▸ Problem requirements: Please print the lines between the one with "Output the Python" and the one with "bin_centers = [1 + 2 * i for i in range(100)]", both ends included, exactly as written, with no pictures.

▸ Material provided:
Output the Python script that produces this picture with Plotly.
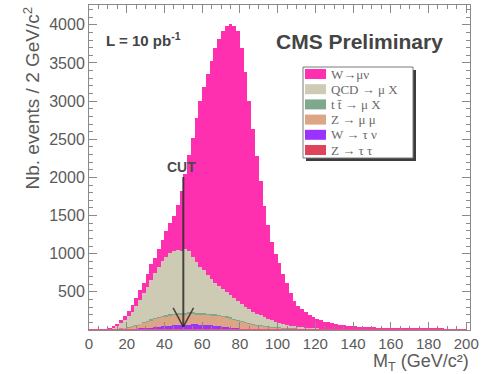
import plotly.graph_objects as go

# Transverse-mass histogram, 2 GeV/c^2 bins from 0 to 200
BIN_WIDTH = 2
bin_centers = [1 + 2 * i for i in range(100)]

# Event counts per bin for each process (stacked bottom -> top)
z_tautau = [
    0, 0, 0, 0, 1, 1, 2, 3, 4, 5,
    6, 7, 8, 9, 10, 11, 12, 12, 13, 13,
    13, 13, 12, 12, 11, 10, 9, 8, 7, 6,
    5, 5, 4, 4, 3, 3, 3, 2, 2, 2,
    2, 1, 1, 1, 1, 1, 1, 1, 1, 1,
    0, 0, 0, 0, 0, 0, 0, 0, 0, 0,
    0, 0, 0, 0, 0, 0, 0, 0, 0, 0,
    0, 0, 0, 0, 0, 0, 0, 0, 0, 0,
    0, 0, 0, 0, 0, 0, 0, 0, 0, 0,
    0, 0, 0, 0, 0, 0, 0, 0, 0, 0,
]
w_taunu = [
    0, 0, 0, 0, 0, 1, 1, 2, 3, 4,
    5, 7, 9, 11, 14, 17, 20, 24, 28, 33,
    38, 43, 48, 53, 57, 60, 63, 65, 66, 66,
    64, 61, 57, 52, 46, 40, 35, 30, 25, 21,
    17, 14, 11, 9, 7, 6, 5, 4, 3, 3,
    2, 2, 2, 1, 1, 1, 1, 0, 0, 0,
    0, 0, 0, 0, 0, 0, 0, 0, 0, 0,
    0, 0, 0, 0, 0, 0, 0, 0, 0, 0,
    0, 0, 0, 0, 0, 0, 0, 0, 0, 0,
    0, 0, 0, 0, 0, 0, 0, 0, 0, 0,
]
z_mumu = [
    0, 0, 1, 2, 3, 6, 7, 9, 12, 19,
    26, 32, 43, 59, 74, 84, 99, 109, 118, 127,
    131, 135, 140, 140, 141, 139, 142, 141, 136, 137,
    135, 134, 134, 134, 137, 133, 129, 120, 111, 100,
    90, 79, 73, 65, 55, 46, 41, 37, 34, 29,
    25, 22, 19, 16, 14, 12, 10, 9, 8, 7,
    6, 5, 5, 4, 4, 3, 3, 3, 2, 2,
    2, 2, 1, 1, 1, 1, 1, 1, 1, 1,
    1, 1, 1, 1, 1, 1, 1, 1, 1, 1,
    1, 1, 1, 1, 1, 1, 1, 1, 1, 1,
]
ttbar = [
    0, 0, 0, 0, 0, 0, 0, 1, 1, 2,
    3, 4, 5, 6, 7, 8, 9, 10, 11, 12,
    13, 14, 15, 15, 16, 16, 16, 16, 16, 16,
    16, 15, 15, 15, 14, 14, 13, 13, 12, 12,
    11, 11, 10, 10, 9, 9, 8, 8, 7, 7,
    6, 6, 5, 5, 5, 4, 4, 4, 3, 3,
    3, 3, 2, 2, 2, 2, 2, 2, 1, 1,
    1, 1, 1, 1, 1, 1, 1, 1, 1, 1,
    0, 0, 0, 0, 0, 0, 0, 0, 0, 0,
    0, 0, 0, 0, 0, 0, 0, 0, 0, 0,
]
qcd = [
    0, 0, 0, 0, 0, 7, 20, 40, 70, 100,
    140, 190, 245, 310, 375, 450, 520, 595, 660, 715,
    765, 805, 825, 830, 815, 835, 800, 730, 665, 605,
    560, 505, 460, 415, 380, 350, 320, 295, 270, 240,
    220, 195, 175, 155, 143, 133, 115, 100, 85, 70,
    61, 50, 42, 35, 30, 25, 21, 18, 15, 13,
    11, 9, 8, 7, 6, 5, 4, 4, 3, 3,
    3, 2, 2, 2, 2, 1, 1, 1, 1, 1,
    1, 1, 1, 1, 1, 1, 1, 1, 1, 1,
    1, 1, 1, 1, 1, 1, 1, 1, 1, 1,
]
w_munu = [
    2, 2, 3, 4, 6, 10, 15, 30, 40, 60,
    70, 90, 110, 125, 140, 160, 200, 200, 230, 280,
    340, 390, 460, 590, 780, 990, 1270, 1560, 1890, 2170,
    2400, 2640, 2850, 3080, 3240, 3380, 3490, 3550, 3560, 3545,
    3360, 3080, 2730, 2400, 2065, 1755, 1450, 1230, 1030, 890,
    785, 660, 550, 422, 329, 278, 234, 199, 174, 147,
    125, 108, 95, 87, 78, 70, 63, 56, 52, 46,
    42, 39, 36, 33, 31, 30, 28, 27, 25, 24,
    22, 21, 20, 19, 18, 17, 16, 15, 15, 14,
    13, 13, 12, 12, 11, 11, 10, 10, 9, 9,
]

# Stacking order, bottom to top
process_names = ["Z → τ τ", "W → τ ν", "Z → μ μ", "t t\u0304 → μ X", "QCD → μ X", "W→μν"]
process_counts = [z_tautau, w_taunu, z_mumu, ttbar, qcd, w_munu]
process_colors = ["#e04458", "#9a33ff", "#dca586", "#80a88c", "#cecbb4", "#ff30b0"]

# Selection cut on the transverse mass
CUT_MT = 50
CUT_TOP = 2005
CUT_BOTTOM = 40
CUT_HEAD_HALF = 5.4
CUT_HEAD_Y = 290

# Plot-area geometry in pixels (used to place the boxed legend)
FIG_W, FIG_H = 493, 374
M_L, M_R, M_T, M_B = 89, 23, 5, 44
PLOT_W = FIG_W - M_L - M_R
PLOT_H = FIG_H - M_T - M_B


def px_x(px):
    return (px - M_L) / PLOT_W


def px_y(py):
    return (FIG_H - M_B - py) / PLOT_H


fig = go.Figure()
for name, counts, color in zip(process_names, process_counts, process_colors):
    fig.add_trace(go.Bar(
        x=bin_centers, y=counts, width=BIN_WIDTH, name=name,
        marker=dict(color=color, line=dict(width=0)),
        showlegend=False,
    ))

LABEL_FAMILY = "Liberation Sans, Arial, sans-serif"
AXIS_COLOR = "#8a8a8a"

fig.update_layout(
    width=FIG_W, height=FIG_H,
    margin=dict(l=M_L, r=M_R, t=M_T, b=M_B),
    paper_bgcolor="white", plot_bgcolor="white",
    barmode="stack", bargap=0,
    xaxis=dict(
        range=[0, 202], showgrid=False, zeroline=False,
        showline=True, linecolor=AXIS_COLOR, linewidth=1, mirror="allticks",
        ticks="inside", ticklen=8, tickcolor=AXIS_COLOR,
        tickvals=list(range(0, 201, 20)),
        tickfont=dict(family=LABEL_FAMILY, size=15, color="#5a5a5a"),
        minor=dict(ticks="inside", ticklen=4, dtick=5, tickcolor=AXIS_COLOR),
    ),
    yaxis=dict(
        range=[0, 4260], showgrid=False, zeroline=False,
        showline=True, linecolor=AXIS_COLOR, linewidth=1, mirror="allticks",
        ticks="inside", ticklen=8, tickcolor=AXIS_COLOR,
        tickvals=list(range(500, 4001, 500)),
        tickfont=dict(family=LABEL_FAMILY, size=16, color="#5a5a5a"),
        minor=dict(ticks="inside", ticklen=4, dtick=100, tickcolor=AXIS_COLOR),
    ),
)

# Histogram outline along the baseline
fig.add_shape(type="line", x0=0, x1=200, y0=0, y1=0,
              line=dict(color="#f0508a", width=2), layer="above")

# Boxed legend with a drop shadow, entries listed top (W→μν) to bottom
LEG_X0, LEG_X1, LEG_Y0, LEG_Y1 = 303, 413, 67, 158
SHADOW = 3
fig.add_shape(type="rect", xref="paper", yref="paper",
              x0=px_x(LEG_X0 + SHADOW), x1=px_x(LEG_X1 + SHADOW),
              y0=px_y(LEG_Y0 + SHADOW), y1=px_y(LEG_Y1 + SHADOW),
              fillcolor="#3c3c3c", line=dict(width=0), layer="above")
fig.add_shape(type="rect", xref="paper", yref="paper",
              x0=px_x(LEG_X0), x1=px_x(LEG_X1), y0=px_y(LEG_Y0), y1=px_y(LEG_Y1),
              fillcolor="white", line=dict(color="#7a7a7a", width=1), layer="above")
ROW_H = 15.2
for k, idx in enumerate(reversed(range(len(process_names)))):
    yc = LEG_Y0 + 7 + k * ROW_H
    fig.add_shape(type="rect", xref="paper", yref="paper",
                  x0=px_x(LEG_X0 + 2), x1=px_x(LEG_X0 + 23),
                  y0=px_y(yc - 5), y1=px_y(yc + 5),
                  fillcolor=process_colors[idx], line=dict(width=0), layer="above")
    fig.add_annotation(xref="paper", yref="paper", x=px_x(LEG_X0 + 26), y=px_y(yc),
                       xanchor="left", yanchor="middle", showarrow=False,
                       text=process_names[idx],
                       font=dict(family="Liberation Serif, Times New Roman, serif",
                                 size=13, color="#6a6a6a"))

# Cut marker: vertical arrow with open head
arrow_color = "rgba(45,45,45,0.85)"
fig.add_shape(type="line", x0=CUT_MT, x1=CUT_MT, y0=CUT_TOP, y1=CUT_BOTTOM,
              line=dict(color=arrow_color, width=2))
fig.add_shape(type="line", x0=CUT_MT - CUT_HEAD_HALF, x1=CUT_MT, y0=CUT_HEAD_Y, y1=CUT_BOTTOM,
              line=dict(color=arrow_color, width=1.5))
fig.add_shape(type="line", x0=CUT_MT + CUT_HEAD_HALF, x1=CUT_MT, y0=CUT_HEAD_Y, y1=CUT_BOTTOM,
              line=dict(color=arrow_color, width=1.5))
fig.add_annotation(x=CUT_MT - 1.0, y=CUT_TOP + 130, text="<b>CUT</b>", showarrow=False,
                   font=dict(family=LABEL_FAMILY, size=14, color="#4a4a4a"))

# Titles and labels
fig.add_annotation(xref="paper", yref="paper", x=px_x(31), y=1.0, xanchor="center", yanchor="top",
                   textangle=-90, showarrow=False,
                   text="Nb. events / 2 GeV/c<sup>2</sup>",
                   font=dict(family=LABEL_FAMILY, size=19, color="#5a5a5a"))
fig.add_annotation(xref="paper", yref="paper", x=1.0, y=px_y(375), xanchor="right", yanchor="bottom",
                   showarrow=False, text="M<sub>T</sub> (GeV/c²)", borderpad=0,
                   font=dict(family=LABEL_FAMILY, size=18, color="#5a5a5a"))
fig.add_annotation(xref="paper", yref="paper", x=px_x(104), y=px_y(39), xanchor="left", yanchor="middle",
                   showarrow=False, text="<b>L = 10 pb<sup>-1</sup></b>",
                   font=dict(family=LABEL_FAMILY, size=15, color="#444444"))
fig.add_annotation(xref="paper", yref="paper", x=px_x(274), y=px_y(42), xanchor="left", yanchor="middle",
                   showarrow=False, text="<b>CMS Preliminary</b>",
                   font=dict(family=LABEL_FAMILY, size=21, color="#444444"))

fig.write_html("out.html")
==
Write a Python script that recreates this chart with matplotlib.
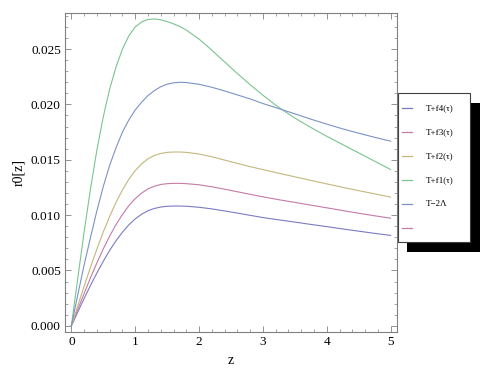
--
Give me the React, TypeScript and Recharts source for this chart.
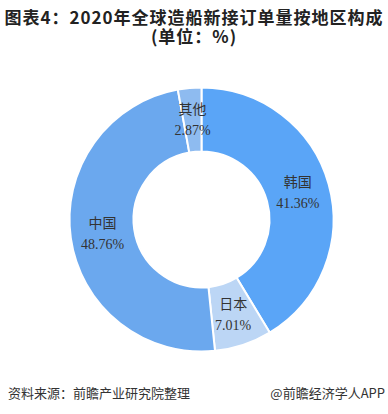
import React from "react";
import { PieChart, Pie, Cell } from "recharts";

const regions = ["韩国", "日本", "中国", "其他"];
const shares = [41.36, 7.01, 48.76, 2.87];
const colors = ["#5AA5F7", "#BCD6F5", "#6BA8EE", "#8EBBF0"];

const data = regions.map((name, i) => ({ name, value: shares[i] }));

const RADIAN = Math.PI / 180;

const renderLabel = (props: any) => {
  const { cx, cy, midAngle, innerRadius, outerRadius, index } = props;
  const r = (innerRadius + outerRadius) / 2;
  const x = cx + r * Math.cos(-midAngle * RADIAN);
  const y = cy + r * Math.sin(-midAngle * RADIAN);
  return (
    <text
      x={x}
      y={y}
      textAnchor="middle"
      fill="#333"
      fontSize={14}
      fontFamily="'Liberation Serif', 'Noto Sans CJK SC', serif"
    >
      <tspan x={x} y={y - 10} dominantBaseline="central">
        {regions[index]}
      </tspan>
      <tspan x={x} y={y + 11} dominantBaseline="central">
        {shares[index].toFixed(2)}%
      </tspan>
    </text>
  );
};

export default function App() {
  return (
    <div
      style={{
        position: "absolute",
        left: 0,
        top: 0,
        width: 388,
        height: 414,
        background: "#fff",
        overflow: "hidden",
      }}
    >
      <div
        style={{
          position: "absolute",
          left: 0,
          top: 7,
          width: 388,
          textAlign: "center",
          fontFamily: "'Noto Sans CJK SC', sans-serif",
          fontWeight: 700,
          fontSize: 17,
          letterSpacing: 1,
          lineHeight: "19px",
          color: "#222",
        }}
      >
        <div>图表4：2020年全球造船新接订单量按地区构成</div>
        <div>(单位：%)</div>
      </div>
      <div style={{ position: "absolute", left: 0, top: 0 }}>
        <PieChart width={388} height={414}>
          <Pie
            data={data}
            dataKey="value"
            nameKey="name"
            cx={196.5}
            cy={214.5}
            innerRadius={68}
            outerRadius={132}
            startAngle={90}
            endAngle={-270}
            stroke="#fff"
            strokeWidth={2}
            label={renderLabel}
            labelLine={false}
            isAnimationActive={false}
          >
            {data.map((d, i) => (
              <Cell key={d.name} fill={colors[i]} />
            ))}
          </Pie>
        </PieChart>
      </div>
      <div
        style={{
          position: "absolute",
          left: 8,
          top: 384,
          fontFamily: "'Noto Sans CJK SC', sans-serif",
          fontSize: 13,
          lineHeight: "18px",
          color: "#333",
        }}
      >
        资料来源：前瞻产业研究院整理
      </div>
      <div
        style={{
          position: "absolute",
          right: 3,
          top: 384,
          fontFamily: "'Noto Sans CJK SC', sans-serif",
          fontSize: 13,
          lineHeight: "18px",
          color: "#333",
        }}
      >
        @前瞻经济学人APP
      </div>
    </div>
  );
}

▸ Answer to the exercise:
Output the Python script that produces this picture with Plotly.
import plotly.graph_objects as go

# Transverse-mass histogram, 2 GeV/c^2 bins from 0 to 200
BIN_WIDTH = 2
bin_centers = [1 + 2 * i for i in range(100)]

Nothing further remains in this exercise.